Taking off from Point Mugu, the jets would head west over the ocean before turning northeast and zooming straight toward Silver Strand and Port Hueneme base.
At one mile from shore, the aircraft would make a U-turn, heading back to sea and to Point Mugu for landing, Rose said.
If approved by the FAA, the Navy would fly the jets any time between 10 a.m. and 10 p.m. for 1 1/2-hour periods up to 30 hours a month. Navy officials say that planes would fly for no more than a total of 12 hours most months.
But Rose said the Navy plans for most of the flights to use Lear jets flying at roughly the same speeds as commercial airlines, Rose said.
“The Lear is going to be so quiet probably no one is even going to know it’s there,” he said. “It’s a quiet, quiet aircraft.”
But 10% to 20% of the flights would be by F-14 Tomahawk or F/A-18 Hornet fighter jets at speeds of 350 to 550 knots--a third faster than typical commercial planes.
“Those will be noisy,” Rose said.
Navy officials stressed, however, that none of the jets would fly closer than one mile from the Silver Strand beachfront community.
And because of the distance, Rose said, the whine from the fighter jets would be no louder to residents than the sounds of street traffic.
But some residents said any more noise would be too much.
Earl Beck, 58, a retired computer marketer who has lived in Silver Strand 12 years, said he and his neighbors are already annoyed at helicopter flights over their area.
“If this is going to be additional noise, then we’ve got a problem,” he said.
And resident Bob Launius, 36, said he’s concerned the jets will disturb not only neighbors but also boaters who sail out of nearby Channel Islands Harbor.

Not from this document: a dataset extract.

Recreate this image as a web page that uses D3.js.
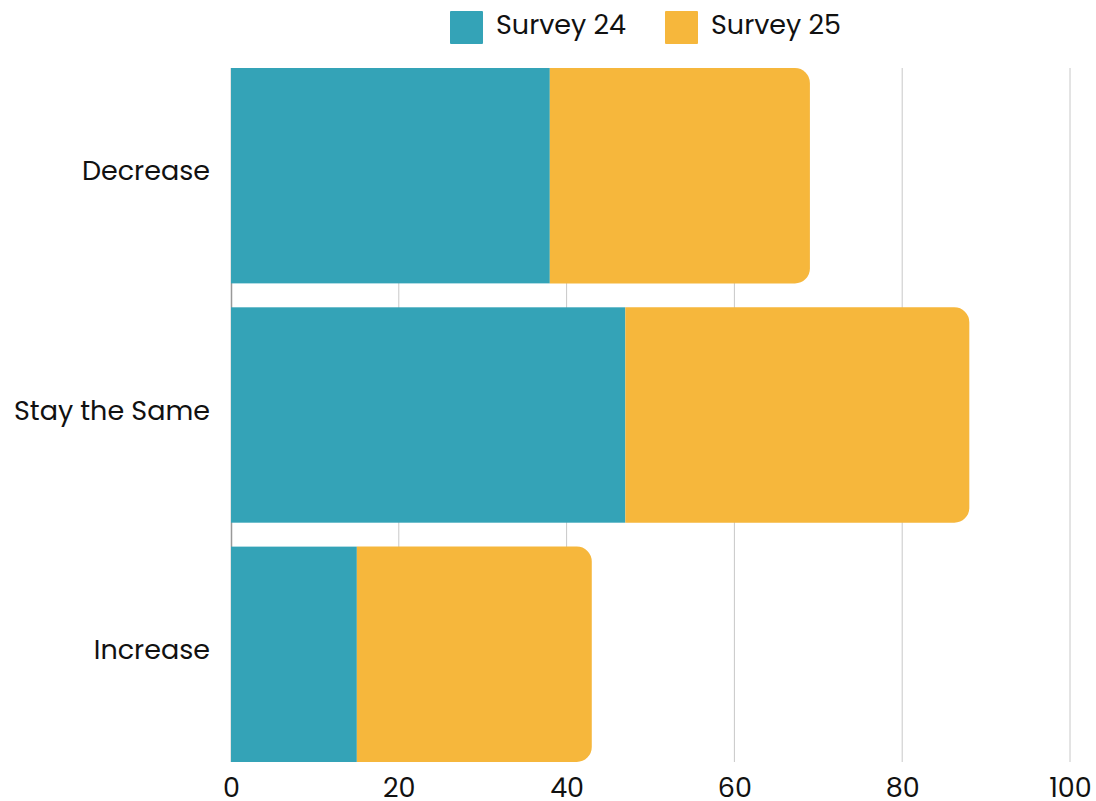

“I don’t want to have to deal with the noise at all,” he said. “This is a total residential neighborhood. If they want to do any low-level flyovers, why don’t they do it over Point Mugu? The people that live there volunteered to put up with that type of stuff because they live on a Navy base.”
As for the many residents and tourists who enjoy recreational boating in the waters off Port Hueneme Harbor, Launius said: “The quality of life will go down immensely with some jet screaming over you when you’re out sailing.”
But Gordon Clark, port captain for the Channel Islands Yacht Club north of Silver Strand, said residents and boaters should be willing to put up with some inconvenience because the Navy’s development of weapons systems are in the national interest.
“There’s going to be some noise,” Clark said. “But we do have to pay a price for our freedom.” And Pete Becker, project engineer for the Naval Surface Warfare Center, said the Navy would give 24 hours notice to local marinas and harbors prior to every flight.
If boats were in the waters at a time when jets were to conduct low-level flights, the Navy would cancel the tests that day rather than risk accidents, Becker said.
Navy officials said the flight tests would save taxpayers $13 million a year.
The Naval Surface Warfare Center now tests the sophisticated radar and weapon systems that it develops aboard ships at sea.
If the jet flights are approved, the Navy would save the expense of the shipboard experiments.
Instead, Navy engineers would test the sophisticated radar equipment on base by tracking and targeting the jets as if they were enemy missiles bound for Port Hueneme.
“The aircraft are simulating cruise missiles flying into a self-defense system,” Rose said.
But Launius said he’s concerned that even if the flights prove to be more annoying than expected, residents will have little recourse with the Navy for limiting or halting the tests.
“Once this gets started, it gets very hard to stop,” he said.